HORMA addresses a fundamental and broadly applicable challenge—efficient memory management for LLM agents in long-horizon tasks—with a novel hierarchical organization and RL-based retrieval approach. It has wider applicability across diverse agent tasks, demonstrates strong efficiency gains (22% token usage), and tackles the practical bottleneck of context scaling. While RecToM achieves impressive results on ToM benchmarks (100% on Hi-ToM), it addresses a narrower problem domain. HORMA's combination of hierarchical memory structure, RL-trained navigation, and demonstrated generalization to unseen tasks suggests broader impact across the rapidly growing LLM agent ecosystem.
Paper 2 (INFRAMIND) likely has higher scientific impact because it tackles an under-addressed, timely bottleneck—real-world deployment of multi-agent LLM systems under shared, congested infrastructure—yielding large latency/SLO gains with competitive or improved accuracy. Its infrastructure-aware, end-to-end RL formulation spans planning, routing, and scheduling, making it broadly applicable across serving stacks and agentic pipelines, with immediate industry relevance and cross-field impact (systems, RL, LLM orchestration). Paper 1 is novel and rigorous for ToM prompting, but its applications are narrower and more benchmark-centric.
Paper 1 addresses a critical bottleneck in AI reasoning—verifying research-level mathematical proofs. By introducing a strict step-level verification framework, it mitigates 'context poisoning' and lays the foundation for automated proof-review systems. This has transformative potential for advancing AI capabilities in frontier mathematics and formal logic. While Paper 2 presents a strong theoretical framework for Theory of Mind, the saturation of ToM benchmarks limits its broader methodological impact compared to solving complex, open-ended mathematical verification.

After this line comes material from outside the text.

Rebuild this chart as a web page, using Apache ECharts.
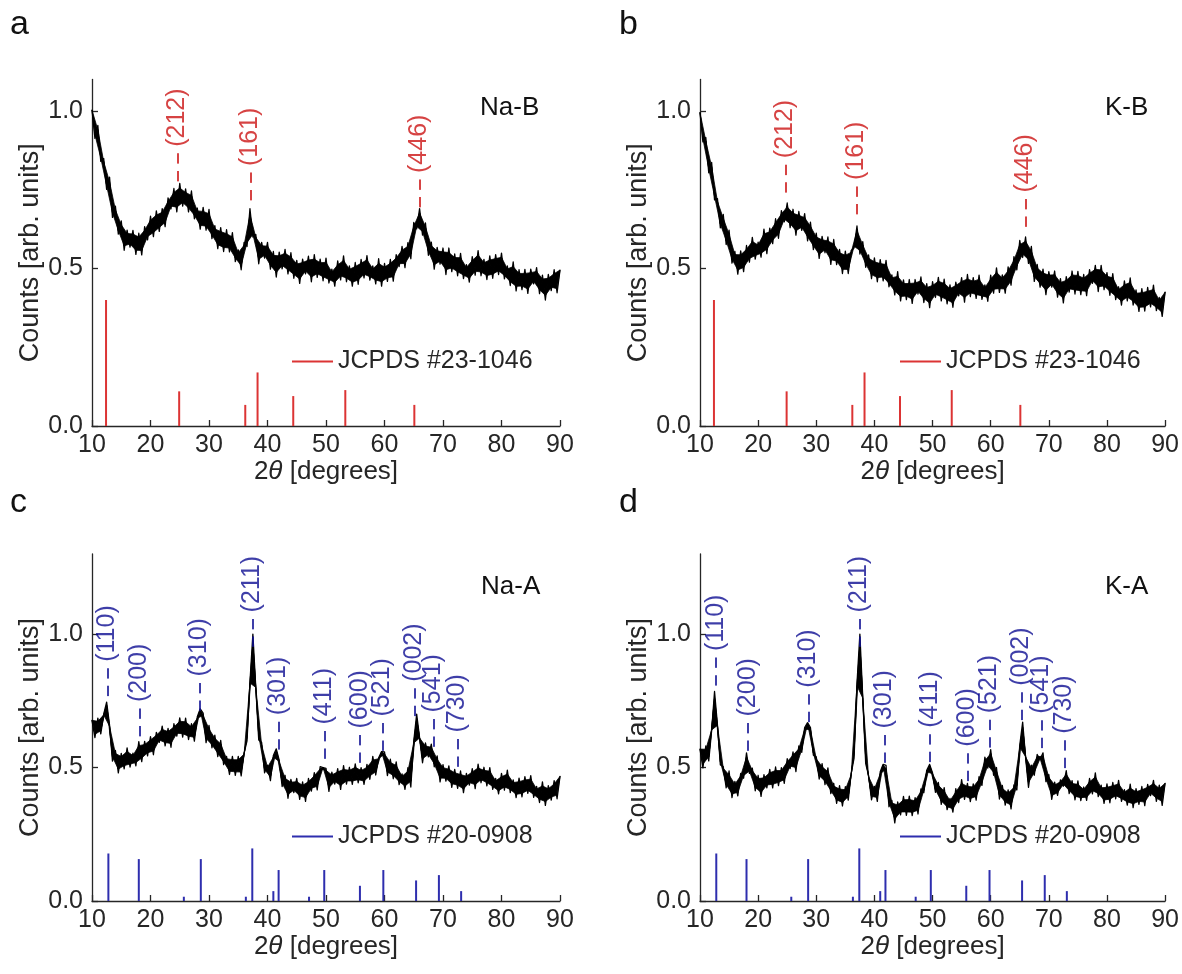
<!DOCTYPE html>
<html><head><meta charset="utf-8">
<script src="https://cdn.jsdelivr.net/npm/echarts@6/dist/echarts.min.js"></script>
<style>html,body{margin:0;padding:0;background:#fff}#c{width:1182px;height:974px}</style>
</head><body><div id="c"></div>
<script>
// ---- DATA ----
const twoTheta = [10,10.5,11,11.5,12,12.5,13,13.5,14,14.5,15,15.5,16,16.5,17,17.5,18,18.5,19,19.5,
20,20.5,21,21.5,22,22.5,23,23.5,24,24.5,25,25.5,26,26.5,27,27.5,28,28.5,29,29.5,
30,30.5,31,31.5,32,32.5,33,33.5,34,34.5,35,35.5,36,36.5,37,37.5,38,38.5,39,39.5,
40,40.5,41,41.5,42,42.5,43,43.5,44,44.5,45,45.5,46,46.5,47,47.5,48,48.5,49,49.5,
50,50.5,51,51.5,52,52.5,53,53.5,54,54.5,55,55.5,56,56.5,57,57.5,58,58.5,59,59.5,
60,60.5,61,61.5,62,62.5,63,63.5,64,64.5,65,65.5,66,66.5,67,67.5,68,68.5,69,69.5,
70,70.5,71,71.5,72,72.5,73,73.5,74,74.5,75,75.5,76,76.5,77,77.5,78,78.5,79,79.5,
80,80.5,81,81.5,82,82.5,83,83.5,84,84.5,85,85.5,86,86.5,87,87.5,88,88.5,89,89.5,90];

const countsNaB = [1.003,0.913,0.954,0.840,0.849,0.751,0.790,0.662,0.698,0.609,
0.651,0.558,0.622,0.568,0.621,0.545,0.612,0.543,0.633,0.591,
0.666,0.601,0.683,0.618,0.690,0.633,0.724,0.689,0.754,0.680,
0.770,0.698,0.753,0.680,0.746,0.658,0.692,0.625,0.694,0.622,
0.688,0.595,0.636,0.563,0.630,0.554,0.623,0.553,0.614,0.522,
0.559,0.496,0.583,0.570,0.690,0.600,0.608,0.515,0.583,0.533,
0.583,0.498,0.554,0.473,0.552,0.499,0.561,0.483,0.550,0.469,
0.526,0.453,0.530,0.483,0.539,0.458,0.544,0.472,0.530,0.461,
0.533,0.454,0.498,0.444,0.524,0.464,0.540,0.458,0.508,0.444,
0.519,0.450,0.529,0.470,0.541,0.463,0.508,0.451,0.531,0.444,
0.516,0.459,0.529,0.460,0.544,0.506,0.570,0.503,0.582,0.531,
0.646,0.626,0.690,0.606,0.645,0.542,0.584,0.498,0.567,0.514,
0.565,0.481,0.565,0.490,0.546,0.477,0.548,0.468,0.512,0.457,
0.538,0.479,0.557,0.477,0.529,0.465,0.540,0.469,0.544,0.481,
0.549,0.467,0.508,0.446,0.521,0.429,0.496,0.433,0.497,0.421,
0.498,0.451,0.503,0.420,0.479,0.400,0.481,0.430,0.496,0.423,
0.495];

const countsKB = [0.995,0.902,0.916,0.804,0.837,0.718,0.722,0.629,0.672,0.576,
0.622,0.517,0.554,0.482,0.556,0.490,0.573,0.520,0.599,0.530,
0.584,0.536,0.625,0.547,0.628,0.579,0.658,0.596,0.684,0.648,
0.708,0.630,0.688,0.606,0.681,0.621,0.674,0.588,0.647,0.560,
0.612,0.532,0.602,0.550,0.600,0.513,0.592,0.512,0.561,0.484,
0.555,0.484,0.557,0.565,0.635,0.546,0.585,0.504,0.543,0.468,
0.534,0.458,0.528,0.461,0.526,0.442,0.480,0.416,0.490,0.397,
0.464,0.401,0.465,0.389,0.465,0.419,0.473,0.392,0.452,0.376,
0.458,0.408,0.472,0.397,0.466,0.388,0.448,0.377,0.457,0.413,
0.471,0.393,0.481,0.411,0.471,0.405,0.479,0.402,0.448,0.396,
0.479,0.422,0.502,0.424,0.480,0.422,0.505,0.447,0.538,0.496,
0.589,0.535,0.600,0.516,0.570,0.459,0.513,0.441,0.498,0.417,
0.490,0.441,0.492,0.409,0.468,0.391,0.474,0.425,0.492,0.419,
0.491,0.417,0.481,0.414,0.496,0.453,0.510,0.427,0.510,0.433,
0.487,0.415,0.484,0.401,0.442,0.384,0.461,0.397,0.470,0.384,
0.432,0.364,0.436,0.365,0.440,0.378,0.447,0.366,0.408,0.348,
0.425];

const countsNaA = [0.677,0.612,0.685,0.626,0.700,0.745,0.659,0.524,0.564,0.480,
0.553,0.495,0.574,0.502,0.554,0.506,0.597,0.522,0.598,0.544,
0.616,0.548,0.632,0.594,0.655,0.581,0.647,0.576,0.664,0.618,
0.686,0.614,0.685,0.605,0.664,0.599,0.690,0.720,0.704,0.593,
0.658,0.574,0.621,0.541,0.602,0.511,0.542,0.474,0.542,0.471,
0.542,0.469,0.554,0.600,0.820,1.000,0.800,0.603,0.594,0.480,
0.509,0.451,0.545,0.570,0.528,0.429,0.471,0.385,0.456,0.406,
0.459,0.381,0.446,0.373,0.459,0.412,0.481,0.416,0.503,0.500,
0.497,0.411,0.483,0.438,0.496,0.418,0.507,0.438,0.501,0.437,
0.514,0.443,0.500,0.437,0.512,0.456,0.542,0.472,0.537,0.560,
0.559,0.470,0.531,0.458,0.521,0.436,0.476,0.418,0.500,0.427,
0.598,0.700,0.611,0.518,0.592,0.540,0.588,0.503,0.544,0.446,
0.511,0.449,0.506,0.426,0.493,0.422,0.487,0.406,0.478,0.434,
0.496,0.421,0.513,0.443,0.501,0.431,0.500,0.418,0.459,0.401,
0.478,0.415,0.490,0.406,0.454,0.387,0.460,0.390,0.466,0.403,
0.470,0.388,0.429,0.369,0.446,0.358,0.432,0.378,0.451,0.383,
0.467];

const countsKA = [0.569,0.499,0.581,0.525,0.638,0.785,0.660,0.510,0.504,0.424,
0.487,0.387,0.448,0.394,0.478,0.460,0.555,0.478,0.498,0.413,
0.471,0.392,0.473,0.424,0.493,0.424,0.502,0.432,0.500,0.441,
0.533,0.496,0.559,0.485,0.581,0.557,0.650,0.668,0.650,0.546,
0.540,0.457,0.515,0.436,0.499,0.402,0.441,0.366,0.432,0.356,
0.428,0.378,0.477,0.535,0.815,1.000,0.760,0.515,0.470,0.379,
0.429,0.373,0.484,0.512,0.508,0.353,0.377,0.293,0.371,0.323,
0.392,0.321,0.393,0.320,0.387,0.326,0.420,0.406,0.490,0.512,
0.480,0.407,0.444,0.362,0.425,0.342,0.384,0.333,0.421,0.369,
0.455,0.381,0.441,0.372,0.439,0.378,0.466,0.433,0.539,0.498,
0.567,0.471,0.500,0.382,0.433,0.359,0.416,0.345,0.435,0.416,
0.583,0.670,0.539,0.426,0.509,0.471,0.549,0.530,0.555,0.447,
0.474,0.381,0.445,0.396,0.454,0.430,0.488,0.402,0.451,0.379,
0.450,0.376,0.427,0.377,0.459,0.401,0.480,0.391,0.434,0.366,
0.439,0.368,0.444,0.383,0.452,0.373,0.417,0.359,0.438,0.350,
0.421,0.362,0.429,0.357,0.437,0.395,0.452,0.373,0.434,0.358,
0.441];

// reference patterns (stick lines)
const refBName = 'JCPDS #23-1046';
const refBPos = [12.4, 24.9, 36.2, 38.3, 44.4, 53.3, 65.1];
const refBInt = [0.40, 0.11, 0.067, 0.17, 0.095, 0.114, 0.067];
const refAName = 'JCPDS #20-0908';
const refAPos = [12.8, 18.0, 25.7, 28.6, 36.3, 37.4, 41.0, 41.9, 47.1, 49.7, 55.8, 59.8, 65.4, 69.3, 73.1];
const refAInt = [0.178, 0.157, 0.016, 0.157, 0.016, 0.197, 0.037, 0.116, 0.016, 0.116, 0.057, 0.116, 0.077, 0.097, 0.037];

// peak (hkl) annotations: label, angle, height where the annotation starts
const peakNamesB = ['(212)', '(161)', '(446)'];
const peakPosNaB = [24.6, 37.1, 66.0];
const peakYNaB   = [0.775, 0.714, 0.692];
const peakPosKB  = [24.7, 36.8, 66.0];
const peakYKB    = [0.739, 0.670, 0.630];
const peakNamesA = ['(110)', '(200)', '(310)', '(211)', '(301)', '(411)', '(600)', '(521)', '(002)', '(541)', '(730)'];
const peakPosNaA = [12.6, 18.0, 28.3, 37.35, 41.8, 49.7, 55.75, 59.6, 65.1, 68.3, 72.45];
const peakYNaA   = [0.765, 0.614, 0.710, 0.950, 0.565, 0.530, 0.515, 0.560, 0.690, 0.575, 0.500];
const peakPosKA  = [12.7, 18.2, 28.6, 37.3, 41.7, 49.5, 56.0, 59.8, 65.3, 68.7, 72.6];
const peakYKA    = [0.805, 0.560, 0.668, 0.950, 0.515, 0.518, 0.447, 0.572, 0.675, 0.570, 0.495];

const sampleNames = ['Na-B', 'K-B', 'Na-A', 'K-A'];
const panelLetters = ['a', 'b', 'c', 'd'];
const yMaxes = [1.1, 1.1, 1.3, 1.3];
const yTickValues = [0, 0.5, 1.0];
const xLabel = '2{i|θ} [degrees]';
const yLabel = 'Counts [arb. units]';

// ---- CHART ----
const AX = '#262626';
const FONT = '"Liberation Sans", Arial, Helvetica, sans-serif';
const RED = '#cc1414', RED_STICK = '#dc3434', BLUE = '#0e0e92', BLUE_STICK = '#2e2eae';
const CORE = 0.82; // how far each sample's vertex of the solid core reaches toward the sample

const panels = [
  {counts: countsNaB, refPos: refBPos, refInt: refBInt, refName: refBName, txt: RED, stick: RED_STICK, names: peakNamesB, pos: peakPosNaB, py: peakYNaB},
  {counts: countsKB, refPos: refBPos, refInt: refBInt, refName: refBName, txt: RED, stick: RED_STICK, names: peakNamesB, pos: peakPosKB, py: peakYKB},
  {counts: countsNaA, refPos: refAPos, refInt: refAInt, refName: refAName, txt: BLUE, stick: BLUE_STICK, names: peakNamesA, pos: peakPosNaA, py: peakYNaA},
  {counts: countsKA, refPos: refAPos, refInt: refAInt, refName: refAName, txt: BLUE, stick: BLUE_STICK, names: peakNamesA, pos: peakPosKA, py: peakYKA}
];

const grids = [
  {left: 92, top: 79.5, width: 468, height: 346.5},
  {left: 700, top: 79.5, width: 467, height: 346.5},
  {left: 92, top: 554, width: 468, height: 347},
  {left: 700, top: 554, width: 467, height: 347}
];
const letterPos = [[10, 8], [619, 8], [10, 486], [619, 486]];
const namePos = [[480, 95], [1105, 95], [481, 574], [1105, 574]];
const legendPos = [[292, 349], [900, 349], [292, 824], [900, 824]];

const option = {
  animation: false,
  backgroundColor: '#fff',
  textStyle: {fontFamily: FONT},
  grid: grids,
  xAxis: [], yAxis: [], series: [], legend: [], title: []
};

panels.forEach((p, k) => {
  option.xAxis.push({
    gridIndex: k, type: 'value', min: 10, max: 90, interval: 10,
    axisLine: {show: true, lineStyle: {color: AX, width: 1.3}},
    axisTick: {show: true, inside: true, length: 6, lineStyle: {color: AX, width: 1.3}},
    axisLabel: {fontSize: 25, color: AX, margin: 7, fontFamily: FONT},
    splitLine: {show: false},
    name: xLabel, nameLocation: 'middle', nameGap: 29,
    nameTextStyle: {fontSize: 26, color: AX, fontFamily: FONT,
      rich: {i: {fontSize: 26, color: AX, fontStyle: 'italic', fontFamily: FONT}}}
  });
  option.yAxis.push({
    gridIndex: k, type: 'value', min: 0, max: yMaxes[k],
    axisLine: {show: true, onZero: false, lineStyle: {color: AX, width: 1.3}},
    axisTick: {show: true, inside: true, length: 6, customValues: yTickValues, lineStyle: {color: AX, width: 1.3}},
    axisLabel: {show: true, customValues: yTickValues, formatter: v => Number(v).toFixed(1), fontSize: 25, color: AX, margin: 9, fontFamily: FONT},
    splitLine: {show: false},
    name: yLabel, nameLocation: 'middle', nameGap: 47,
    nameTextStyle: {fontSize: 27, color: AX, fontFamily: FONT}
  });
  const pts = twoTheta.map((x, i) => [x, p.counts[i]]);
  const n = pts.length;
  // dense noisy trace: solid core between consecutive samples, spikes from the line on top
  option.series.push({
    type: 'custom', xAxisIndex: k, yAxisIndex: k, silent: true, z: 3,
    data: pts,
    renderItem: (params, api) => {
      const i = params.dataIndex;
      if (i === 0 || i === n - 1) return {type: 'group', children: []};
      const P = j => api.coord(pts[j]);
      const S = j => {
        if (j <= 0 || j >= n - 1) return P(j);
        const a = P(j - 1), b = P(j), c = P(j + 1);
        const mx = (a[0] + c[0]) / 2, my = (a[1] + c[1]) / 2;
        return [mx + CORE * (b[0] - mx), my + CORE * (b[1] - my)];
      };
      return {type: 'polygon', shape: {points: [S(i - 1), S(i), S(i + 1)]},
              style: {fill: '#000', stroke: '#000', lineWidth: 0.8, lineJoin: 'round'}};
    }
  });
  option.series.push({
    type: 'line', xAxisIndex: k, yAxisIndex: k, silent: true,
    data: pts,
    showSymbol: false, symbol: 'none',
    lineStyle: {color: '#000', width: 1.3, join: 'round', cap: 'round'}, itemStyle: {color: '#000'}, z: 3
  });
  option.series.push({
    type: 'bar', name: p.refName, xAxisIndex: k, yAxisIndex: k, silent: true,
    data: p.refPos.map((x, i) => [x, p.refInt[i]]),
    barWidth: 2, itemStyle: {color: p.stick}, z: 2
  });
  option.series.push({
    type: 'scatter', xAxisIndex: k, yAxisIndex: k, silent: true,
    symbolSize: 0,
    data: p.pos.map((x, i) => [x, p.py[i], p.names[i]]),
    label: {
      show: true, position: 'inside', rotate: 90, align: 'left', verticalAlign: 'middle',
      formatter: q => '{d|– – }' + q.data[2],
      fontSize: 25, color: p.txt, fontFamily: FONT,
      rich: {d: {fontSize: 21, fontWeight: 'bold', color: p.txt, fontFamily: FONT}}
    },
    z: 4
  });
  option.legend.push({
    data: [p.refName], left: legendPos[k][0], top: legendPos[k][1],
    padding: 0, icon: 'rect', itemWidth: 41, itemHeight: 2, selectedMode: false,
    textStyle: {fontSize: 25, color: AX, fontFamily: FONT}
  });
  option.title.push({
    text: panelLetters[k], left: letterPos[k][0], top: letterPos[k][1], padding: 0,
    textStyle: {fontSize: 34, fontWeight: 'normal', color: '#111', fontFamily: FONT}
  });
  option.title.push({
    text: sampleNames[k], left: namePos[k][0], top: namePos[k][1], padding: 0,
    textStyle: {fontSize: 26, fontWeight: 'normal', color: '#111', fontFamily: FONT}
  });
});

const chart = echarts.init(document.getElementById('c'), null, {renderer: 'canvas'});
chart.setOption(option);
</script>
</body></html>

Paper 1 introduces RecToM, a novel framework addressing a fundamental AI challenge (Theory of Mind reasoning) with strong theoretical grounding (KD45 modal logic analysis) and demonstrates state-of-the-art results including 100% accuracy on a challenging benchmark. It offers broader impact across cognitive science, AI alignment, and multi-agent systems. Paper 2 provides interesting empirical observations about coding agents' metaprogramming strategies on esoteric languages, but its scope is narrower, findings are more descriptive than prescriptive, and the practical implications are more limited. Paper 1's methodological contribution and theoretical depth give it greater scientific impact potential.
Paper 2 addresses a fundamental challenge in AI—Theory of Mind reasoning in LLMs—with broader implications across cognitive science, NLP, and AI safety. Its formal grounding in modal logic (KD45), state-of-the-art results across multiple benchmarks (including 100% on Hi-ToM), and applicability across multiple LLM backbones give it wider scientific reach. Paper 1, while practically useful for mining operations, addresses a narrower domain-specific scheduling problem and primarily demonstrates that LLMs can approximate existing MILP solutions, representing more incremental engineering than fundamental scientific advancement.